Counting Compiler Crashes – Embedded in Academia

This is a bit of material from my GCC Summit talk that I thought was worth bringing out in a separate post.

As an experiment, we compiled 1,000,000 randomly generated C programs using GCC 3.[0-4].0, GCC 4.[0-5].0, LLVM-GCC 1.9, LLVM-GCC 2.[0-8], and Clang 2.[6-8]. All compilers targeted x86 and were given the -O0, -O1, -O2, -Os, and -O3 options. We then asked the question: How many ways is each compiler crashed? We count crash bugs by looking for unique “assertion failure” strings in LLVM output and “internal compiler error” strings in GCC output. This is conservative because typically a compiler will also have a number of crashes due to null pointer dereferences and other memory safety violations, and we don’t try to tell these apart. Here are the three crash messages we got from Clang 2.8:

Statement.cpp:944: void Statement::post_creation_analysis(std::vector<const Fact*, std::allocator<const Fact*> >&, CGContext&) const: Assertion `0′ failed.

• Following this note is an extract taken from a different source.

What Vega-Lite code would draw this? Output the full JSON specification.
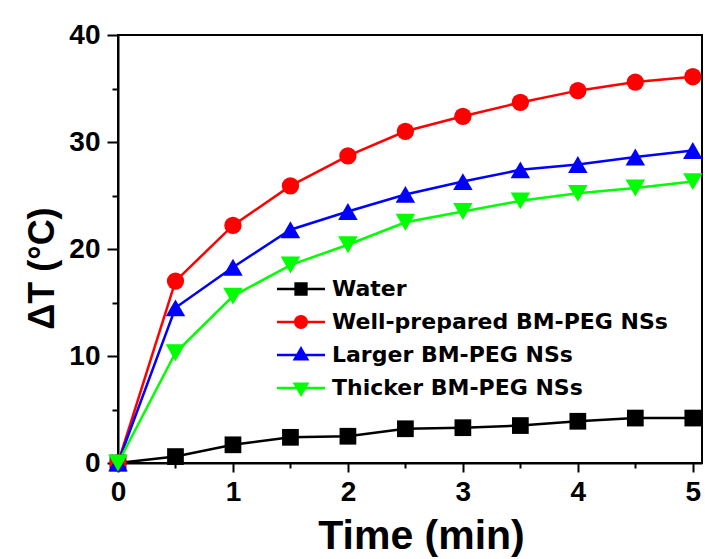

StatementIf.cpp:81: static StatementIf* StatementIf::make_random(CGContext&): Assertion `ok’ failed.

Block.cpp:512: bool Block::find_fixed_point(std::vector<const Fact*, std::allocator<const Fact*> >, std::vector<const Fact*, std::allocator<const Fact*> >&, CGContext&, int&, bool) const: Assertion `0′ failed.

Here are the GCC results:

And here are the LLVM-GCC results:

The thing I really like about these results is the way it shows that the latest versions of GCC and LLVM are really solid. Both teams have put a tremendous amount of work into their tools.

The “bugs fixed” annotations in the graphs refer to fixes to bugs that we found (using random testing) and reported. We had hoped to establish some sort of nice causal link between fixing these bugs and improving the resistance of compilers to crashing, but these graphs are a long way from showing anything like that. There is just a lot going on in each of these projects — the experiment is too uncontrolled to give us any kind of solid evidence.

Are compiler crashes good or bad? Certainly they’re a pain when you’re just trying to get work done, but overall they’re good. First, they can almost always be worked around by changing the optimization level. Second, a crash is the compiler’s way of failing fast, which is good. If that assertion hadn’t been there, it’s entirely possible the compiler would have run to completion, generating incorrect code.

Update from 11/6/2010: Here are the graphs showing rate of crashing, as opposed to number of distinct crash bugs, that Chris asked about in a comment.

Although it’s not totally clear what to read into these numbers, they do seem to tell a good story. GCC steadily improves during the 3.x series, regresses following the major changes that went into 4.0.0, then (more or less) steadily improves again. Similarly, LLVM starts off with a rather high rate of crashes and improves over time. Both compilers are exceptionally solid in their latest releases (note the log scale: both compilers have reduced their crash rates by at least 3 orders of magnitude).

3 responses to “Counting Compiler Crashes”

Chris Lattner says:

November 5, 2010 at 10:23 pm

This is indeed very interesting. A random thought though: how do the “number of distinct crashes” correspond to the total number of failures you see across the 1M tests. As a silly comparison, you show 27 distinct failures in LLVM 1.9 vs 10 distinct failures with GCC 3.0.0. Is this actually because there are 2.7x as many failing testcases, or is this because LLVM has more distinct assertions than GCC, so you have finer grain grouping of failure modes? It would be interesting to see # total failures as another bar for each compiler (with its own scale) on the same chart.
regehr says:

November 6, 2010 at 9:13 pm

Hi Chris– I’ll make a new post with these graphs. The problem with the number of failures is that those numbers are extremely dependent on what our generated code looks like. For example, one of the LLVM versions (2.2 maybe) looks really bad by the “crash rate” metric but it’s just because most of our programs contain bitfields (or whatever the triggering feature is, I forget…).
regehr says:

November 6, 2010 at 9:38 pm

Hi Chris- I’ve updated this post instead of making a new one. Would be interested to hear your thoughts on these numbers.